Wauchope was killed in action on 11 December 1899 at the Battle of Magersfontein, one of the most serious British defeats of the war. Leading his men forward at dawn, he was fatally wounded in the opening moments of the engagement. His death was widely reported across the United Kingdom and Ireland, where newspapers portrayed him as a brave and gallant officer, and it came to symbolise the human cost of the conflict.
The Battle of Magersfontein, together with the defeats at Stormberg and Colenso, formed what became known as “Black Week” (10–15 December 1899), a period of acute national shock. Belfast newspapers followed these events closely, and public awareness of the war was intense.

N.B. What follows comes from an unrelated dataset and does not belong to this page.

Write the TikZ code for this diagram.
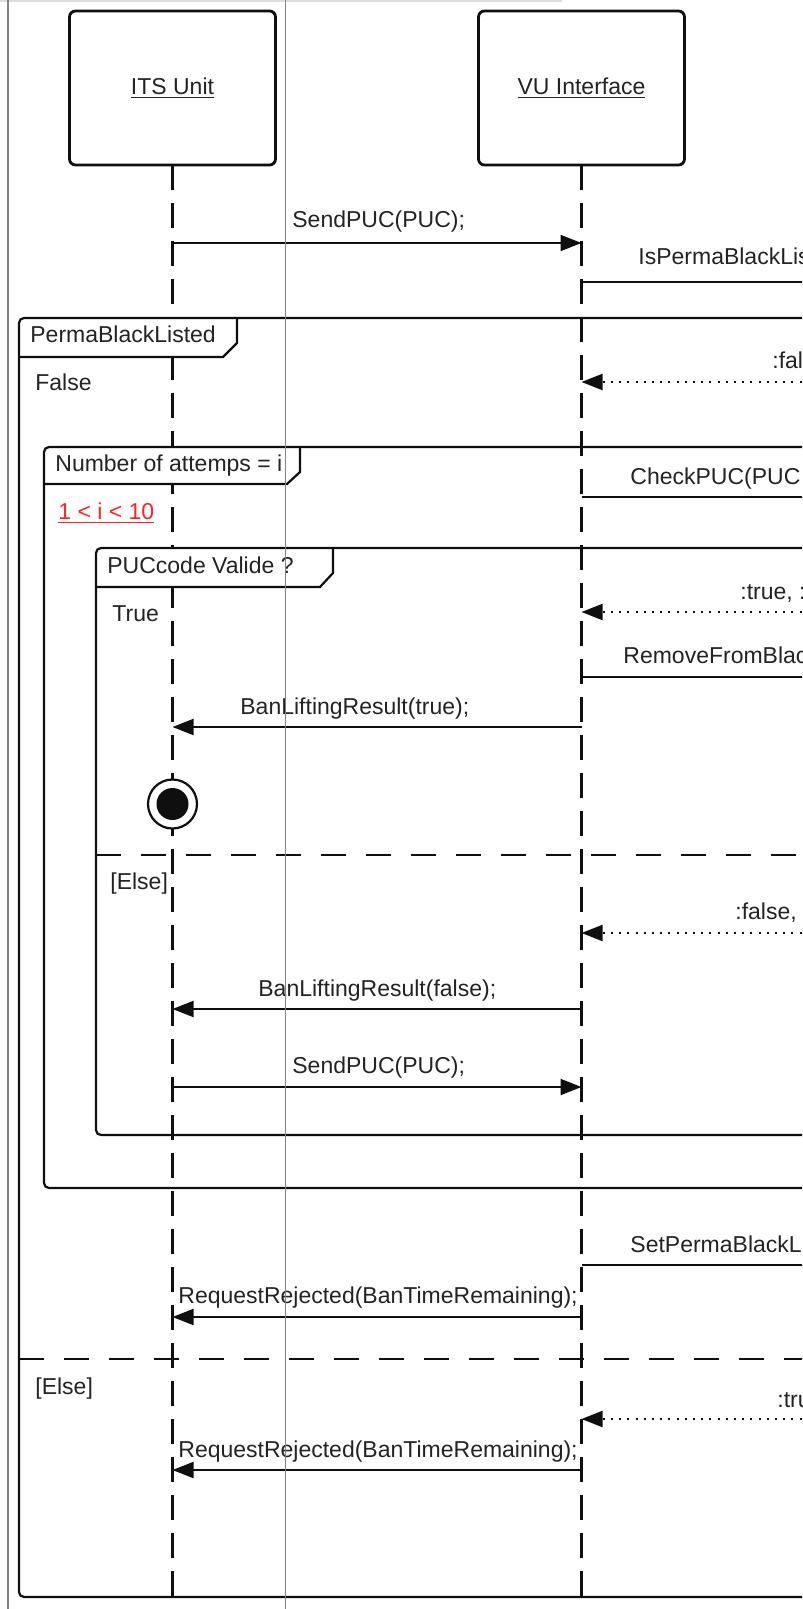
\documentclass[tikz,border=0pt]{standalone}
\usepackage{fontspec}
\setmainfont{Liberation Sans}
\usepackage{xcolor}
\usepackage{tikz}
\usetikzlibrary{
  positioning,
  arrows.meta
}
\definecolor{seqline}{RGB}{15,15,15}
\definecolor{seqtext}{RGB}{35,35,35}
\definecolor{guardred}{RGB}{255,35,35}
\definecolor{pagegray}{RGB}{130,130,130}
\definecolor{pagelight}{RGB}{222,222,222}
\tikzset{
  lifehead/.style={
    draw=seqline, fill=white, rounded corners=3pt, line width=1.4pt,
    minimum width=103pt, minimum height=77pt, inner sep=0pt, outer sep=0pt,
    font=\fontsize{11.5}{13}\selectfont, text=seqtext
  },
  lifeline/.style={
    draw=seqline, line width=1.1pt, dash pattern=on 12.5pt off 6.5pt
  },
  msgarrow/.style={
    draw=seqline, line width=1pt, -{Triangle[length=10.5pt,width=8pt]}
  },
  retarrow/.style={
    msgarrow, dash pattern=on 1pt off 3.1pt
  },
  fragframe/.style={
    draw=seqline, line width=1.1pt, rounded corners=2.5pt
  },
  fragtag/.style={
    draw=seqline, line width=1.1pt
  },
  altsep/.style={
    draw=seqline, line width=1.1pt, dash pattern=on 12.5pt off 10pt
  },
  seqlabel/.style={
    font=\fontsize{11.5}{13}\selectfont, text=seqtext,
    inner sep=0pt, anchor=base west
  },
  endstate/.style={
    circle, draw=seqline, fill=white, line width=1.1pt,
    minimum size=24.5pt, inner sep=0pt,
    path picture={\fill[seqline] (path picture bounding box.center) circle (8pt);}
  }
}

\begin{document}
\begin{tikzpicture}[x=0.5pt, y=-0.5pt, node distance=101.5pt]
  \useasboundingbox (0,0) rectangle (802,1609);
  \clip (0,0) rectangle (802,1609);

  % lifelines
  \node[lifehead] (its) at (172.5,88) {\underline{ITS Unit}};
  \node[lifehead, right=of its] (vu) {\underline{VU Interface}};
  \coordinate (ext) at (900,88); % third lifeline, off the page

  \draw[lifeline] (its.south) -- (its |- 0,1597);
  \draw[lifeline] (vu.south) -- (vu |- 0,1597);

  % fragment tags
  \fill[white] (19,318) -- (237,318) -- (237,343) -- (223,357) -- (19,357) -- cycle;
  \fill[white] (44,447) -- (300,447) -- (300,472) -- (287,484) -- (44,484) -- cycle;
  \fill[white] (96,548) -- (333,548) -- (333,573) -- (320,587) -- (96,587) -- cycle;

  % fragments
  \draw[fragframe] (19,318) rectangle (840,1597);
  \draw[fragtag] (237,318) -- (237,343) -- (223,357) -- (19,357);
  \draw[altsep] (19,1359) -- (840,1359);

  \draw[fragframe] (44,447) rectangle (840,1188);
  \draw[fragtag] (300,447) -- (300,472) -- (287,484) -- (44,484);

  \draw[fragframe] (96,548) rectangle (840,1135);
  \draw[fragtag] (333,548) -- (333,573) -- (320,587) -- (96,587);
  \draw[altsep] (96,855) -- (840,855);

  \node[seqlabel] (tperma) at (30,343) {PermaBlackListed};
  \node[seqlabel] (gfalse) at (35,391) {False};
  \node[seqlabel] (tloop) at (55,471) {Number of attemps = i};
  \node[seqlabel, text=guardred] (gloop) at (58,519) {\underline{1 < i < 10}};
  \node[seqlabel] (tvalid) at (107,573) {PUCcode Valide ?};
  \node[seqlabel] (gtrue) at (112,621) {True};
  \node[seqlabel] (gelse1) at (110,889) {[Else]};
  \node[seqlabel] (gelse2) at (35,1394) {[Else]};

  % messages
  \draw[msgarrow] (its |- 0,243) -- (vu |- 0,243);
  \node[seqlabel] (lsend1) at (292,228) {SendPUC(PUC);};

  \draw[msgarrow] (vu |- 0,282) -- (ext |- 0,282);
  \node[seqlabel] (lisperma) at (638,265) {IsPermaBlackLis};

  \draw[retarrow] (ext |- 0,382) -- (vu |- 0,382);
  \node[seqlabel] (lret1) at (772,369) {:fal};

  \draw[msgarrow] (vu |- 0,497) -- (ext |- 0,497);
  \node[seqlabel] (lcheck) at (630,484) {CheckPUC(PUC};

  \draw[retarrow] (ext |- 0,612) -- (vu |- 0,612);
  \node[seqlabel] (lret2) at (740,599) {:true, :};

  \draw[msgarrow] (vu |- 0,677) -- (ext |- 0,677);
  \node[seqlabel] (lremove) at (623,663) {RemoveFromBlac};

  \draw[msgarrow] (vu |- 0,727) -- (its |- 0,727);
  \node[seqlabel] (lbantrue) at (240,714) {BanLiftingResult(true);};

  \node[endstate] (stop) at (172.5,804) {};

  \draw[retarrow] (ext |- 0,933) -- (vu |- 0,933);
  \node[seqlabel] (lret3) at (735,919) {:false,};

  \draw[msgarrow] (vu |- 0,1009) -- (its |- 0,1009);
  \node[seqlabel] (lbanfalse) at (258,996) {BanLiftingResult(false);};

  \draw[msgarrow] (its |- 0,1087) -- (vu |- 0,1087);
  \node[seqlabel] (lsend2) at (292,1073) {SendPUC(PUC);};

  \draw[msgarrow] (vu |- 0,1265) -- (ext |- 0,1265);
  \node[seqlabel] (lsetperma) at (630,1252) {SetPermaBlackLi};

  \draw[msgarrow] (vu |- 0,1317) -- (its |- 0,1317);
  \node[seqlabel] (lreject1) at (178,1303) {RequestRejected(BanTimeRemaining);};

  \draw[retarrow] (ext |- 0,1419) -- (vu |- 0,1419);
  \node[seqlabel] (lret4) at (777,1407) {:tru};

  \draw[msgarrow] (vu |- 0,1470) -- (its |- 0,1470);
  \node[seqlabel] (lreject2) at (178,1457) {RequestRejected(BanTimeRemaining);};

  % page rules behind the scan
  \draw[pagelight, line width=1pt] (0,1) -- (562,1);
  \draw[pagegray, line width=1pt] (8,0) -- (8,1609);
  \draw[pagegray, line width=0.4pt] (285,0) -- (285,1609);

\end{tikzpicture}
\end{document}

By January 1900, when Wauchope Street was named, it is likely that:
• Wauchope’s death was recent, dramatic, and widely known
• Belfast had strong military and imperial connections, with local regiments actively serving in South Africa
• Street naming provided a permanent, everyday form of commemoration
The naming of Wauchope Street alongside nearby Symons Street — almost certainly commemorating General Sir William Penn Symons, killed at Talana Hill in October 1899 — strongly suggests a deliberate paired act of memorialisation by the Martin Estate Co. Ltd. Together, the names appear to embed contemporary Boer War memory into the urban fabric of a new residential development.
That on the application of the owners the Martin Estate Co Ltd 2 new streets on their property off Roden Street be named ‘Symons Street’ and ‘Wauchope Street’. TIC:10th January 1900.